Like a kid in a candy store, music lovers rejoice, as the live music scene opens up from a terrible hiatus due to the COVID-19 pandemic. Stages at venues, big and small, will once again be hosting all types of musical genres and personal favourites. Cue the “Pure Imagination” song from the classic “Willy Wonka and the Chocolate Factory” film. Theatres, arenas, outdoor festivals, bars and the like have been dark for far too long. You can almost feel the energy in the air, already. This summer, will be like no other, as southern Albertans return to the fine art of concert going. It will be electrifying.
Live music is indeed therapeutic, life changing, inspirational — and a fun time had by all. Memories are made, friendships are born and new music is introduced to the masses, while hit songs are sung loudly by loyal fans. It’s quite the scene, and has been missed by many. Not only have fans been awaiting the arrival of lockdowns and restrictions lifted, musicians and crews have been chomping at the bit to get back out on the road to deliver their creative juices to the world.

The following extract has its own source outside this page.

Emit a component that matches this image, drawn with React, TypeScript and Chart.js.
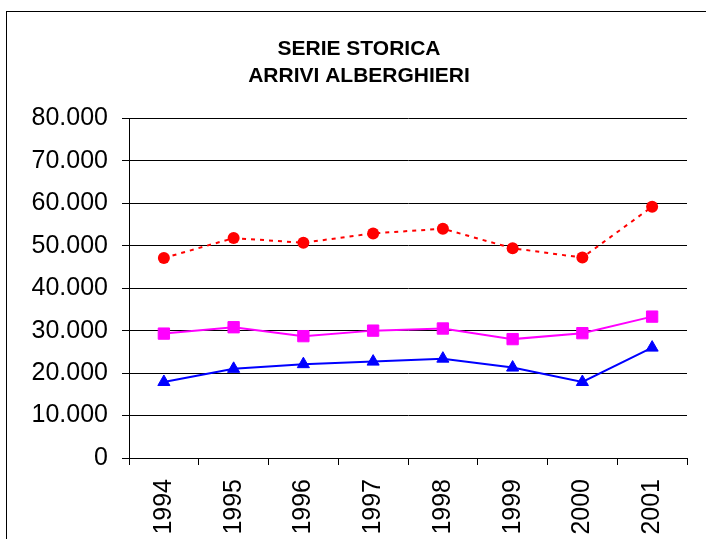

Amplifiers will be turned up to the max, speakers will be pounding, crowds will be surfing (or will follow social distancing rules, for the time being) and bright lights will be illuminating the singers, the guitarists, the drummers, the bassists and the rest of the musicians on stage. Music will fill the air and good times will surely prevail. It’s inevitable. Southern Albertans have been anticipating this moment to share with their fellow concert-goers for what has seemed like an eternity. So, let the good times roll.
This summer, the summer of 2021, could just be the “Ultimate Summer of Music.” Move over Woodstock. Across the globe, music festivals are returning, festivals are happening, celebrations are being had and musicians are getting back to what they do best — entertain. Live music is a beloved and cherished rite of passage — not to be taken lightly. It’s been great, artists have been creative, innovative and adaptive with offering virtual concerts, cover sessions, etc. — but there’s nothing like seeing your favourite artist live and in-person.
A person remembers their very first concert. It’s a unique experience for each and every person at a live show. Live music can move mountains, it has transformation properties, it can make someone happy, sad, euphoric and addicted to the sweet sounds of a live music gathering. Collectively, a crowd at a live show become friends, if even for a short period of time. Fans will leave a live show with a sense of belonging, oneness and perhaps with a slight ringing in the ear.